There are still some bugs on Windows and Linux that need to investigated ...

This revision is now accepted and ready to land.Feb 5 2020, 4:03 PM
mib updated this revision to Diff 242926.Feb 6 2020, 9:25 AM

Fixing the memory management bug should hopefully solve the Linux and Windows Issues.

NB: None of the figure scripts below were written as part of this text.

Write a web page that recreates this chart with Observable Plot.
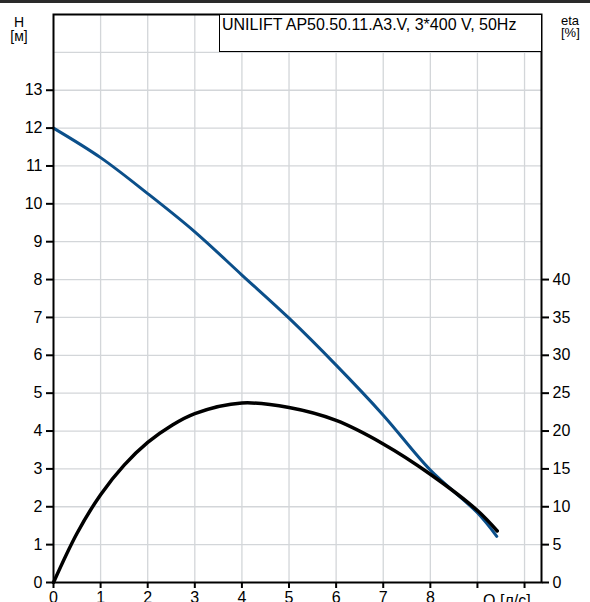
<!DOCTYPE html>
<html><head><meta charset="utf-8">
<script src="https://cdn.jsdelivr.net/npm/d3@7"></script>
<script src="https://cdn.jsdelivr.net/npm/@observablehq/plot@0.6"></script>
<style>
body{margin:0;background:#fff;font-family:"Liberation Sans",Arial,sans-serif;}
#wrap{position:relative;width:590px;height:602px;overflow:hidden;}
#topline{position:absolute;left:0;top:0;width:590px;height:3px;background:#2a2a2a;}
#box{position:absolute;left:219px;top:14px;width:321px;height:36px;border:1px solid #000;background:#fff;}
.lbl{position:absolute;color:#000;white-space:nowrap;}
</style></head>
<body><div id="wrap"></div>
<script>
// Data
const qH = [0, 1, 2, 3, 4, 5, 6, 7, 8, 9, 9.41];
const hValues = [12, 11.22, 10.27, 9.26, 8.12, 6.98, 5.74, 4.42, 2.97, 1.84, 1.22];
const qEta = [0, 0.5, 1, 1.5, 2, 2.5, 3, 4, 5, 6, 7, 8, 9, 9.42];
const etaValues = [0, 6.5, 11.6, 15.5, 18.5, 20.7, 22.3, 23.7, 23.1, 21.4, 18.3, 14.3, 9.5, 6.8];
const qTicks = [0, 1, 2, 3, 4, 5, 6, 7, 8, 9, 10];
const qTickLabels = ["0", "1", "2", "3", "4", "5", "6", "7", "8", "", ""];
const hTicks = [0, 1, 2, 3, 4, 5, 6, 7, 8, 9, 10, 11, 12, 13];
const etaTicks = [0, 5, 10, 15, 20, 25, 30, 35, 40];
const title = "UNILIFT AP50.50.11.A3.V, 3*400 V, 50Hz";

const hData = qH.map((q, i) => ({q, h: hValues[i]}));
const etaData = qEta.map((q, i) => ({q, eta: etaValues[i]}));
const etaPerH = 5;

const font = '"Liberation Sans", Arial, sans-serif';
const grid = {stroke: "#d3d6d9", strokeOpacity: 1, strokeWidth: 1.3};
const axisStyle = {tickSize: 7, tickPadding: 4, stroke: "#000", strokeWidth: 2, fill: "#000", fontSize: 16, label: null};

const chart = Plot.plot({
  width: 590, height: 602,
  marginLeft: 53, marginRight: 49, marginTop: 14, marginBottom: 20,
  style: {fontFamily: font, fontSize: "16px", background: "white", color: "#000"},
  x: {domain: [0, 10.36]},
  y: {domain: [0, 15]},
  marks: [
    Plot.gridX(d3.range(1, 11), grid),
    Plot.gridY(d3.range(1, 15), grid),
    Plot.line(hData, {x: "q", y: "h", stroke: "#0b4f8a", strokeWidth: 3, curve: "catmull-rom"}),
    Plot.line(etaData, {x: "q", y: d => d.eta / etaPerH, stroke: "#000", strokeWidth: 3.5, curve: "catmull-rom"}),
    Plot.frame({stroke: "#000", strokeWidth: 2}),
    Plot.axisY(hTicks, {...axisStyle, anchor: "left"}),
    Plot.axisY(etaTicks.map(e => e / etaPerH), {...axisStyle, anchor: "right", tickFormat: d => String(Math.round(d * etaPerH))}),
    Plot.axisX(qTicks, {...axisStyle, tickSize: 6, tickPadding: 3, anchor: "bottom", tickFormat: d => qTickLabels[qTicks.indexOf(d)]}),
    Plot.text(["Q [л/с]"], {x: 10.13, y: 0, dy: 18, textAnchor: "end", lineAnchor: "middle", fontSize: 16, fill: "#000"})
  ]
});
const wrap = document.getElementById("wrap");
wrap.appendChild(chart);
wrap.insertAdjacentHTML("beforeend",
  `<div id="topline"></div>
   <div id="box"></div>
   <div class="lbl" style="left:222px;top:16px;font-size:16px;line-height:18px">${title}</div>
   <div class="lbl" style="left:0;top:15px;width:38px;text-align:center;font-size:14px;line-height:14px">H</div>
   <div class="lbl" style="left:0;top:29px;width:38px;text-align:center;font-size:14px;line-height:14px">[м]</div>
   <div class="lbl" style="left:561px;top:15px;font-size:13px;line-height:12px">eta</div>
   <div class="lbl" style="left:561px;top:27px;font-size:13px;line-height:12px">[%]</div>`);
</script>
</body></html>
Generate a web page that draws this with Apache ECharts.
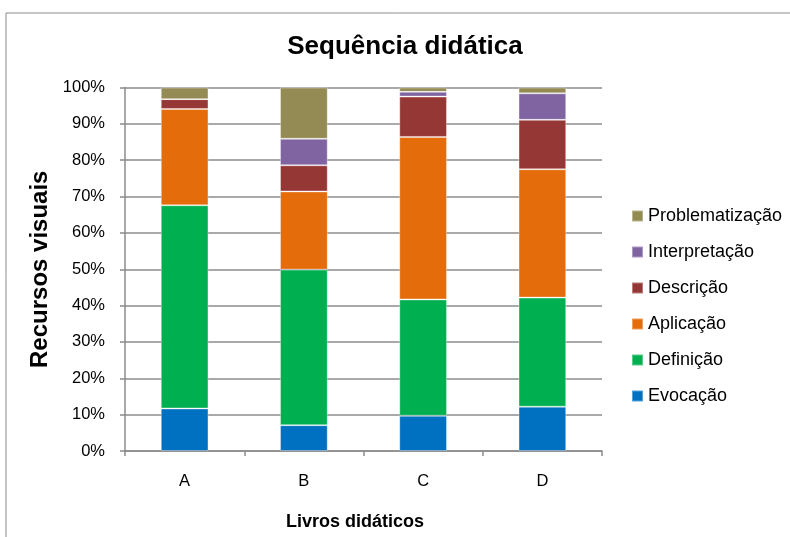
<!DOCTYPE html>
<html>
<head>
<meta charset="utf-8">
<script src="https://cdn.jsdelivr.net/npm/echarts@6/dist/echarts.min.js"></script>
<style>
  html, body { margin: 0; padding: 0; background: #fff; }
  #chart { width: 790px; height: 537px; }
</style>
</head>
<body>
<div id="chart"></div>
<script>
  // values in % of each book
  const livros = ['A', 'B', 'C', 'D'];
  const evocacao = [11.7, 7.1, 9.7, 12.2];
  const definicao = [55.9, 42.8, 32.0, 30.0];
  const aplicacao = [26.5, 21.5, 44.7, 35.3];
  const descricao = [2.7, 7.2, 11.1, 13.6];
  const interpretacao = [0, 7.3, 1.3, 7.3];
  const problematizacao = [3.2, 14.1, 1.2, 1.6];
  const yTicks = [0, 10, 20, 30, 40, 50, 60, 70, 80, 90, 100];

  const font = '"Liberation Sans", Arial, sans-serif';

  function serie(name, data, color) {
    return {
      name: name,
      type: 'bar',
      stack: 'total',
      barWidth: '40%',
      data: data,
      itemStyle: { color: color, borderColor: 'rgba(255,255,255,0.35)', borderWidth: 1 }
    };
  }

  const chart = echarts.init(document.getElementById('chart'));
  chart.setOption({
    animation: false,
    textStyle: { fontFamily: font },
    graphic: [{
      type: 'rect',
      shape: { x: 6, y: 13, width: 800, height: 540 },
      style: { fill: 'none', stroke: '#8c8c8c', lineWidth: 1 }
    }],
    title: {
      text: 'Sequência didática',
      left: 400,
      top: 29,
      textAlign: 'center',
      textStyle: { fontSize: 26, fontWeight: 'bold', color: '#000' }
    },
    legend: {
      orient: 'vertical',
      left: 631,
      top: 207,
      padding: 0,
      itemWidth: 11,
      itemHeight: 11,
      itemGap: 18,
      icon: 'rect',
      textStyle: { fontSize: 18, color: '#000', lineHeight: 18 },
      data: ['Problematização', 'Interpretação', 'Descrição', 'Aplicação', 'Definição', 'Evocação']
    },
    grid: { left: 125, right: 188, top: 87.5, bottom: 86 },
    xAxis: {
      type: 'category',
      data: livros,
      name: 'Livros didáticos',
      nameLocation: 'middle',
      nameGap: 62,
      nameTextStyle: { fontSize: 18, fontWeight: 'bold', color: '#000', padding: [0, 17, 0, 0] },
      axisLine: { lineStyle: { color: '#8c8c8c', width: 1.5 } },
      axisTick: { show: true, length: 5, lineStyle: { color: '#8c8c8c', width: 1.5 } },
      axisLabel: { fontSize: 16.5, color: '#000', margin: 22 }
    },
    yAxis: {
      type: 'value',
      min: yTicks[0],
      max: yTicks[yTicks.length - 1],
      interval: 10,
      name: 'Recursos visuais',
      nameLocation: 'middle',
      nameGap: 69,
      nameTextStyle: { fontSize: 24, fontWeight: 'bold', color: '#000' },
      axisLine: { show: true, lineStyle: { color: '#8c8c8c', width: 1.5 } },
      axisTick: { show: true, length: 5, lineStyle: { color: '#8c8c8c', width: 1.5 } },
      axisLabel: { fontSize: 16.5, color: '#000', margin: 20, formatter: '{value}%' },
      splitLine: { lineStyle: { color: '#8c8c8c', width: 1.5 } }
    },
    series: [
      serie('Evocação', evocacao, '#0070C0'),
      serie('Definição', definicao, '#00B050'),
      serie('Aplicação', aplicacao, '#E46C0A'),
      serie('Descrição', descricao, '#953735'),
      serie('Interpretação', interpretacao, '#8064A2'),
      serie('Problematização', problematizacao, '#948A54')
    ]
  });
</script>
</body>
</html>
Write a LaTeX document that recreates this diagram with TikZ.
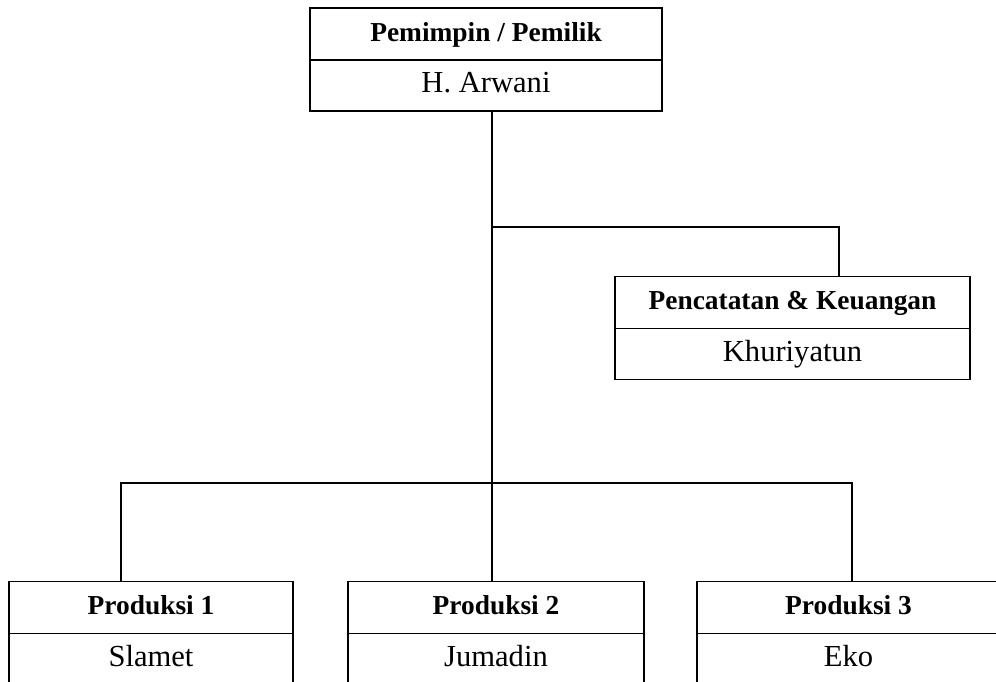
\documentclass[tikz,border=0pt]{standalone}
\usepackage{fontspec}
\setmainfont{Liberation Serif}
\usepackage{tikz}
\usetikzlibrary{positioning}
\tikzset{
  headbox/.style={draw, line width=0.9pt, inner sep=0pt, outer sep=0pt, minimum height=1.04cm,
    text height=0.8em, text depth=0pt, font=\fontsize{15.6}{18}\selectfont\bfseries},
  namebox/.style={draw, line width=0.9pt, inner sep=0pt, outer sep=0pt, minimum height=1.02cm,
    text height=0.8em, text depth=0pt, font=\fontsize{17.4}{20}\selectfont},
  conn/.style={line width=0.9pt}
}

\begin{document}
\begin{tikzpicture}[x=0.02cm, y=-0.02cm]
  \useasboundingbox (0,0) rectangle (996,681);
  \clip (0,0) rectangle (996,681);
  % boxes
  \node[headbox, minimum width=7.04cm] (lead) at (486,34) {Pemimpin / Pemilik};
  \node[namebox, minimum width=7.04cm, below=0pt of lead] (leadname) {H. Arwani};
  \node[headbox, minimum width=7.1cm] (keu) at (792.5,302.5) {Pencatatan \& Keuangan};
  \node[namebox, minimum width=7.1cm, below=0pt of keu] (keuname) {Khuriyatun};
  \node[headbox, minimum width=5.68cm] (prod1) at (151,607.5) {Produksi 1};
  \node[namebox, minimum width=5.68cm, below=0pt of prod1] (prod1name) {Slamet};
  \node[headbox, minimum width=5.92cm] (prod2) at (496,607.5) {Produksi 2};
  \node[namebox, minimum width=5.92cm, below=0pt of prod2] (prod2name) {Jumadin};
  \node[headbox, minimum width=6.06cm] (prod3) at (848.5,607.5) {Produksi 3};
  \node[namebox, minimum width=6.06cm, below=0pt of prod3] (prod3name) {Eko};
  % connectors
  \coordinate (trunk) at (492,111);
  \coordinate (branch) at (839,227);
  \coordinate (bus1) at (121,483);
  \coordinate (bus3) at (852,483);
  \draw[conn] (trunk) -- (trunk |- prod2.north);
  \draw[conn] (trunk |- branch) -| (branch |- keu.north);
  \draw[conn] (bus1 |- prod1.north) |- (bus3) -- (bus3 |- prod3.north);
\end{tikzpicture}
\end{document}
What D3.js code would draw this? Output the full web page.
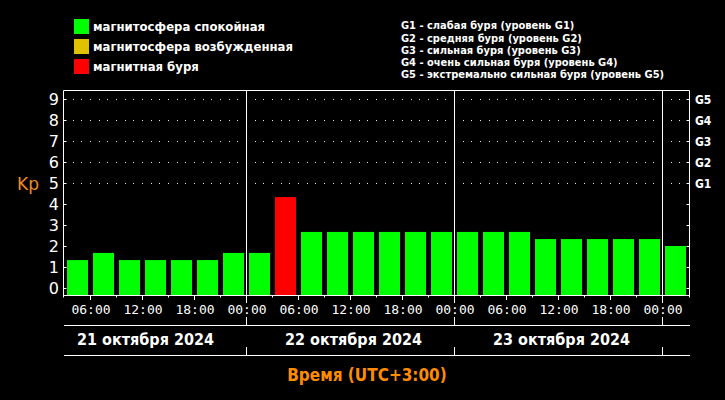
<!DOCTYPE html>
<html><head><meta charset="utf-8">
<script src="https://cdn.jsdelivr.net/npm/d3@7"></script>
<style>body{margin:0;background:#000}svg{display:block}</style>
</head><body>
<svg id="c" width="725" height="400"></svg>
<script>
// ---- data ----
const periodStarts = [
  "2024-10-21T03:00Z","2024-10-21T06:00Z","2024-10-21T09:00Z","2024-10-21T12:00Z",
  "2024-10-21T15:00Z","2024-10-21T18:00Z","2024-10-21T21:00Z","2024-10-22T00:00Z",
  "2024-10-22T03:00Z","2024-10-22T06:00Z","2024-10-22T09:00Z","2024-10-22T12:00Z",
  "2024-10-22T15:00Z","2024-10-22T18:00Z","2024-10-22T21:00Z","2024-10-23T00:00Z",
  "2024-10-23T03:00Z","2024-10-23T06:00Z","2024-10-23T09:00Z","2024-10-23T12:00Z",
  "2024-10-23T15:00Z","2024-10-23T18:00Z","2024-10-23T21:00Z","2024-10-24T00:00Z"
];
const kpValues = [1.33,1.67,1.33,1.33,1.33,1.33,1.67,1.67,
                  4.33,2.67,2.67,2.67,2.67,2.67,2.67,2.67,
                  2.67,2.67,2.33,2.33,2.33,2.33,2.33,2.0];
const kpStatus = ["quiet","quiet","quiet","quiet","quiet","quiet","quiet","quiet",
                  "storm","quiet","quiet","quiet","quiet","quiet","quiet","quiet",
                  "quiet","quiet","quiet","quiet","quiet","quiet","quiet","quiet"];
const statusKeys = ["quiet","active","storm"];
const statusLabels = ["магнитосфера спокойная","магнитосфера возбужденная","магнитная буря"];
const statusColors = ["#00ff00","#e0c000","#ff0000"];
const yTickValues = [0,1,2,3,4,5,6,7,8,9];
const gLevels = [5,6,7,8,9];
const gTickLabels = ["G1","G2","G3","G4","G5"];
const gLegendLines = [
  "G1 - слабая буря (уровень G1)",
  "G2 - средняя буря (уровень G2)",
  "G3 - сильная буря (уровень G3)",
  "G4 - очень сильная буря (уровень G4)",
  "G5 - экстремально сильная буря (уровень G5)"
];
const dayStarts = ["2024-10-21T00:00Z","2024-10-22T00:00Z","2024-10-23T00:00Z","2024-10-24T00:00Z"];
const dayLabels = ["21 октября 2024","22 октября 2024","23 октября 2024"];
const domainStart = "2024-10-21T03:00Z", domainEnd = "2024-10-24T03:00Z";
const yAxisTitle = "Kp";
const xAxisTitle = "Время (UTC+3:00)";

(function(){
const svg = d3.select("#c");
svg.append("rect").attr("width",725).attr("height",400).attr("fill","#000");
const W = "#ffffff";
const x = d3.scaleUtc().domain([new Date(domainStart), new Date(domainEnd)]).range([64.5, 688.5]);
const y = d3.scaleLinear().domain([0,9]).range([288,99]);
const pTop = 90.5, pBottom = 295.5, pLeft = 63.5, pRight = 689.5;
const color = d3.scaleOrdinal().domain(statusKeys).range(statusColors);

// bars
const bars = periodStarts.map((s,i)=>({t:new Date(s), v:kpValues[i], st:kpStatus[i]}));
svg.append("g").selectAll("rect").data(bars).join("rect")
  .attr("x", d=>x(d.t)+2.5)
  .attr("width", d=>x(d3.utcHour.offset(d.t,3))-x(d.t)-5)
  .attr("y", d=>y(d.v))
  .attr("height", d=>pBottom - y(d.v))
  .attr("fill", d=>color(d.st));

// dotted grid for G levels (every 1.5 h)
const dayDates = dayStarts.map(s=>new Date(s));
const dotTimes = d3.utcMinute.every(90).range(new Date(domainStart), new Date(domainEnd))
  .filter(t => +t !== +new Date(domainStart) && t.getUTCHours()+t.getUTCMinutes() !== 0);
const dots = [];
gLevels.forEach(l => dotTimes.forEach(t => dots.push({t, l})));
svg.append("g").selectAll("rect").data(dots).join("rect")
  .attr("x", d=>Math.floor(x(d.t))).attr("y", d=>Math.round(y(d.l)))
  .attr("width",1).attr("height",1).attr("fill","#e8e8e8");

// frame
const frame = svg.append("g").attr("stroke", W).attr("stroke-width",1).attr("fill","none");
frame.append("line").attr("x1",pLeft).attr("x2",pRight).attr("y1",pTop).attr("y2",pTop);
frame.append("line").attr("x1",pLeft).attr("x2",pRight).attr("y1",pBottom).attr("y2",pBottom);
frame.append("line").attr("x1",pLeft).attr("x2",pLeft).attr("y1",pTop).attr("y2",297.5);
frame.append("line").attr("x1",pRight).attr("x2",pRight).attr("y1",pTop).attr("y2",297.5);

// day boundary lines
dayDates.slice(1).forEach(d=>{
  const xx = Math.floor(x(d))+0.5;
  frame.append("line").attr("x1",xx).attr("x2",xx).attr("y1",pTop).attr("y2",303);
  frame.append("line").attr("x1",xx).attr("x2",xx).attr("y1",317).attr("y2",325);
  frame.append("line").attr("x1",xx).attr("x2",xx).attr("y1",347).attr("y2",355);
});
frame.append("line").attr("x1",64).attr("x2",690).attr("y1",325.5).attr("y2",325.5);
frame.append("line").attr("x1",64).attr("x2",690).attr("y1",355.5).attr("y2",355.5);

// bottom ticks (3h short, 6h longer)
const tick3 = d3.utcHour.every(3).range(d3.utcHour.offset(new Date(domainStart),3), new Date(domainEnd));
svg.append("g").selectAll("line").data(tick3.filter(t=>t.getUTCHours()!==0)).join("line")
  .attr("x1", d=>Math.floor(x(d))+0.5).attr("x2", d=>Math.floor(x(d))+0.5)
  .attr("y1", pBottom).attr("y2", d=> d.getUTCHours()%6===0 ? 300 : 297.5)
  .attr("stroke", W);

// y axis inward ticks
const yl = svg.append("g").attr("transform",`translate(${pLeft},0)`)
  .call(d3.axisRight(y).tickValues(yTickValues).tickSize(3).tickFormat(""));
const yr = svg.append("g").attr("transform",`translate(${pRight},0)`)
  .call(d3.axisLeft(y).tickValues(yTickValues).tickSize(3).tickFormat(""));
[yl,yr].forEach(g=>{ g.select(".domain").remove(); g.selectAll("line").attr("stroke",W); });

// y tick labels
const ylab = svg.append("g").attr("transform","translate(59,0)")
  .call(d3.axisLeft(y).tickValues(yTickValues).tickSize(0).tickPadding(0));
ylab.select(".domain").remove();
ylab.selectAll("text").attr("fill",W).attr("font-family","DejaVu Sans").attr("font-size",16)
  .attr("dy","0.36em");

// G labels
const gScale = d3.scaleOrdinal().domain(gLevels).range(gTickLabels);
const gl = svg.append("g").attr("transform","translate(695,0)")
  .call(d3.axisRight(y).tickValues(gLevels).tickSize(0).tickPadding(0).tickFormat(d=>gScale(d)));
gl.select(".domain").remove();
gl.selectAll("text").attr("fill",W).attr("font-family","DejaVu Sans Condensed, DejaVu Sans")
  .attr("font-weight","bold").attr("font-size",12).attr("dy","0.36em");

// time labels
const xa = svg.append("g").attr("transform","translate(0,305)")
  .call(d3.axisBottom(x).ticks(d3.utcHour.every(6)).tickSize(0).tickPadding(0).tickFormat(d3.utcFormat("%H:%M")));
xa.select(".domain").remove();
xa.selectAll("text").attr("fill",W).attr("font-family","DejaVu Sans Mono").attr("font-size",13)
  .attr("dy","0.72em");

// day labels
svg.append("g").selectAll("text").data(dayLabels).join("text")
  .attr("x",(d,i)=>x(d3.utcHour.offset(dayDates[i],12))+3)
  .attr("y",344.5).attr("text-anchor","middle")
  .attr("fill",W).attr("font-family","DejaVu Sans Condensed, DejaVu Sans").attr("font-weight","bold")
  .attr("font-size",16).text(d=>d);

// axis titles
svg.append("text").attr("x",367).attr("y",381).attr("text-anchor","middle")
  .attr("fill","#ff8c00").attr("font-family","DejaVu Sans Condensed, DejaVu Sans").attr("font-weight","bold")
  .attr("font-size",17).text(xAxisTitle);
svg.append("text").attr("x",17).attr("y",189.5)
  .attr("fill","#f08c1e").attr("font-family","DejaVu Sans").attr("font-size",17).text(yAxisTitle);

// legend (status)
const lg = svg.append("g").selectAll("g").data(statusLabels).join("g")
  .attr("transform",(d,i)=>`translate(74,${19+i*20})`);
lg.append("rect").attr("width",15).attr("height",15).attr("fill",(d,i)=>statusColors[i]);
lg.append("text").attr("x",19).attr("y",12).attr("fill",W)
  .attr("font-family","DejaVu Sans").attr("font-weight","bold").attr("font-size",11.7).text(d=>d);

// legend (G levels)
svg.append("g").selectAll("text").data(gLegendLines).join("text")
  .attr("x",401).attr("y",(d,i)=>29.3+i*12.2).attr("fill",W)
  .attr("font-family","DejaVu Sans Condensed, DejaVu Sans").attr("font-weight","bold")
  .attr("font-size",11).text(d=>d);
})();
</script>
</body></html>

This revision is now accepted and ready to land.Feb 6 2020, 9:25 AM
This revision was automatically updated to reflect the committed changes.
max-kudr removed a subscriber: max-kudr.Feb 6 2020, 9:48 AM

Even with the latest variant (commit 7ebe9cc4fc2d97ec0ed2a6038be25b2a7ed1aac2) I am getting on Fedora 30 x86_64:

/home/jkratoch/redhat/llvm-monorepo/lldb/test/Shell/Recognizer/assert.test:5:10: error: CHECK: expected string not found in input
# CHECK: thread #{{.*}}stop reason = hit program assert
         ^
<stdin>:1:1: note: scanning from here
(lldb) command source -s 0 '/home/jkratoch/redhat/llvm-monorepo-clangassert/tools/lldb/test/Shell/lit-lldb-init'
^
<stdin>:15:34: note: possible intended match here
* thread #1, name = 'assert.test.tmp', stop reason = signal SIGABRT
                                 ^

The output is:

(lldb) command source -s 0 '/home/jkratoch/redhat/llvm-monorepo/lldb/test/Shell/Recognizer/assert.test'
Executing commands in '/home/jkratoch/redhat/llvm-monorepo/lldb/test/Shell/Recognizer/assert.test'.
(lldb) run
assert.test.tmp.out: /home/jkratoch/redhat/llvm-monorepo/lldb/test/Shell/Recognizer/Inputs/assert.c:7: int main(): Assertion `a == 42' failed.
Process 29077 stopped
* thread #1, name = 'assert.test.tmp', stop reason = signal SIGABRT
    frame #0: 0x00007ffff7ddee35 libc.so.6`raise + 325
libc.so.6`raise:
->  0x7ffff7ddee35 <+325>: movq   0x108(%rsp), %rax
    0x7ffff7ddee3d <+333>: xorq   %fs:0x28, %rax
    0x7ffff7ddee46 <+342>: jne    0x7ffff7ddee6c            ; <+380>
    0x7ffff7ddee48 <+344>: movl   %r8d, %eax

Process 29077 launched: '/home/jkratoch/redhat/llvm-monorepo-clangassert/tools/lldb/test/Recognizer/Output/assert.test.tmp.out' (x86_64)
(lldb) frame info
frame #0: 0x00007ffff7ddee35 libc.so.6`raise + 325
(lldb) frame recognizer info 0
frame 0 is recognized by Assert StackFrame Recognizer
(lldb) set set thread-format "{${thread.stop-reason-raw}}\n"
(lldb) thread info
signal SIGABRT

(lldb) q

Visible also on (silent) Fedora buildbot.

mib added a comment.Feb 7 2020, 9:51 AM

The test seems to fail on certain linux distros (fedora and archlinux) ... Since it's not a breaking change, I sent a patch to skip it on linux, until I can reproduce it on those platform and fix the issue.